Matt Hague | 1B | D.o.B: 8-20-85 | Stats (AA): .295/.375/.442 | 509 AB | 45 XBH | 15 Hr | .147 ISO | 3/6 SB/CS | 62:61 K:BB | .310 BABIP
Just like Presley, I only have the numbers to work with. Hague appears to have good plate-discipline combined with boring power at first base. Not overly lucky (.310 BABIP), nor exciting, Hague reminds me of James Loney, expect I don’t know if he plays good defense. With Lyle Overbay and Steve Pearce/Garrett Jones, I don’t see Hague getting much time in the majors until September.
#9 Rudy Owens | LHP | D.o.B: 12-18-87 | Stats (AA): 7.9 K/9 | 1.4 BB/9 | 150 IP | 2.46 ERA | 2.95 FIP | .98 WHIP | .7 Hr/9 | 7.4 H/9 | .280 BABIP
This is who I am extremely excited about. No, he may not pitch until the mid-summer, but he could be this year’s Travis Wood. Throwing a 88 to 90 MPH fastball, a changeup – his best pitch – and a “slurvy curveball” doesn’t speak of a dominating pitcher. Baseball America calls him the, “classic crafty lefthander.” I call him a midseason sleeper barring injury.
#13 Jeff Locke | LHP | D.o.B: 11-20-87 | Stats (A+/AA): 8.7 K/9 | 1.6 BB/9 | 144 IP | 3.56 ERA | 3.37 FIP (A+); 2.95 FIP (AA) | 1.15 WHIP | .7 Hr/9 | 8.7 H/9 | .372 BABIP (A+); .280 BABIP (AA)
Received in the Nate McLouth trade in 2009, Locke might be the best piece in return. Baseball America calls him a “hard-throwing lefty.” Locke throws a 91 to 94 MPH fastball with “heavy sink,” a “decent” curveball, and an improving changeup. Statistically, Locke’s seasons were identical at High-A and Double-A with 8.7 K/9 at each level, with similar control (1.5 BB/9 at A+; 1.9 BB/9 at AA); innings were split as follows: 86 1/3 IP at High-A and 57 2/3 IP at Double-A. I wouldn’t be surprised to see him start a major league game in 2011 during the late summer (i.e. August).

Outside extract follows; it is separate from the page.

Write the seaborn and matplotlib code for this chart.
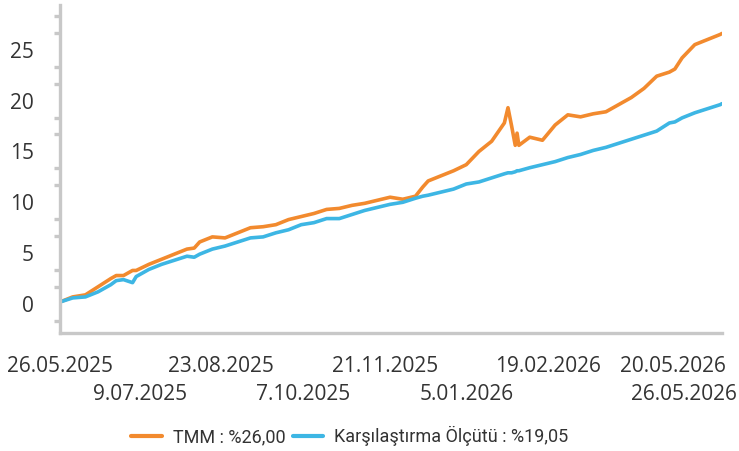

#30 Dan Moskos | LHP | D.o.B: 4-28-86 | Stats (AA): 9.4 K/9 | 3.5 BB/9 | 41 1/3 IP | 1.52 ERA | 2.50 FIP | 1.02 WHIP | .0 Hr/9 | 5.7 H/9 | .261 BABIP
Moskos is the infamous prospect that was picked ahead of Matt Wieters because they didn’t want to pay. Well, Wieters is in the majors with productions nowhere near the hype while Moskos struggles in the minors. Moskos dominated Double-A with the aide of a .261 BABIP and a strong strikeout rate (9.4 K/9). However, Triple-A was a different story.
- AAA: 9.3 K/9 | 10.4 BB/9 | 17 1/3 IP | 19 games | 2.65 WHIP | 1.6 Hr/9 | 13.5 H/9 | 4.27 BABIP
That’s not pretty. He’s a two-pitch power reliever throwing a 95 MPH fastball and a power slider. Upside is a closer, or back end starter.
#3 Tony Sanchez | C | D.o.B: 5-20-88 | Stats (A+): .314/.416/.454 | 207 AB | 21 XBH | 4 Hr | .140 ISO | 2/1 SB/CS | 41:28 K:BB | .367 BABIP
Baseball America calls him an “outstanding defensive catcher with soft hands,” along with having a “strong arm” and “good ball-blocking skills.” Another grammatically confusing sentence brought to you by Baseball America, “[Sanchez] should have solid-average power.” Translated, Sanchez could hit 10 to 15 home runs and looks like Jose Molina with lesser defense.
#6 Starling Marte | CF | D.o.B: 10-9-89 | Stats (A+): .315/.386/.432 | 222 AB | 21 XBH | 0 Hr | .117 ISO | 22/8 SB/CS | 59:12 K:BB | .424 BABIP
A five-tool prospect, Marte has plus-plus speed that translates to some steals and good defense in center field. His swing produces a fair amount of line-drives. Still very raw and statistically relied upon an unstable .424 BABIP to increase his slash line. There are still to many questions to make a fair comparison.
#7 Tim Alderson | RHP | D.o.B: 11-3-88 | Stats (A+/AA): 5.9 K/9 | 2.8 BB/9 | 128 1/3 IP | 6.03 ERA | 4.83 FIP (A+); 4.47 FIP (AA) | 1.55 WHIP | 1.1 Hr/9 | 11.2 H/9 | .333 BABIP (A+); .345 BABIP (AA)
I once wrote a Scouting the Unknown article praising Alderson. Now, I might have to say that Alderson was a cheap price for the Giants to receive Freddy Sanchez. Alderson has a downward trending strikeout rate, and this year was the worst at 5.9 K/9. The control is still there, but he isn’t fooling anyone now. Also, he is giving up too many home runs (1.1 Hr/9) along with too many hits (11.2 H/9). Still young, I’m not going to sing praises for this prospect until he can dominate a level. Scouts noticed decreased velocity during the 2009 season. There are more red flags than in China. There are a few bright spots. He had extremely low LOB percentages (LOB%: 55.4 % at High-A; 65.2% at Double-A; normal is about ~70%). Beyond this, I would steer clear while he tries to rebound at Double-A again in 2011.
#15 Bryan Morris | RHP | D.o.B: 3-28-87 | Stats (A+/AA): 8.3 K/9 | 2.6 BB/9 | 133 2/3 IP | 3.03 ERA | 2.01 FIP (A+); 3.87 FIP (AA) | 1.21 WHIP | .6 Hr/9 | 8.3 H/9 | .301 BABIP (A+); .316 BABIP (AA)
Morris was received in the Jason Bay trade. He throws a 91 to 93 MPH fastball that touches 95 MPH, a plus-curve and a mediocre changeup. At this point, he is more exciting than Alderson. There are injury concerns in his past, and a few character blemishes due to a combative/competitive nature. Should not be in the majors until the end of the 2011 season.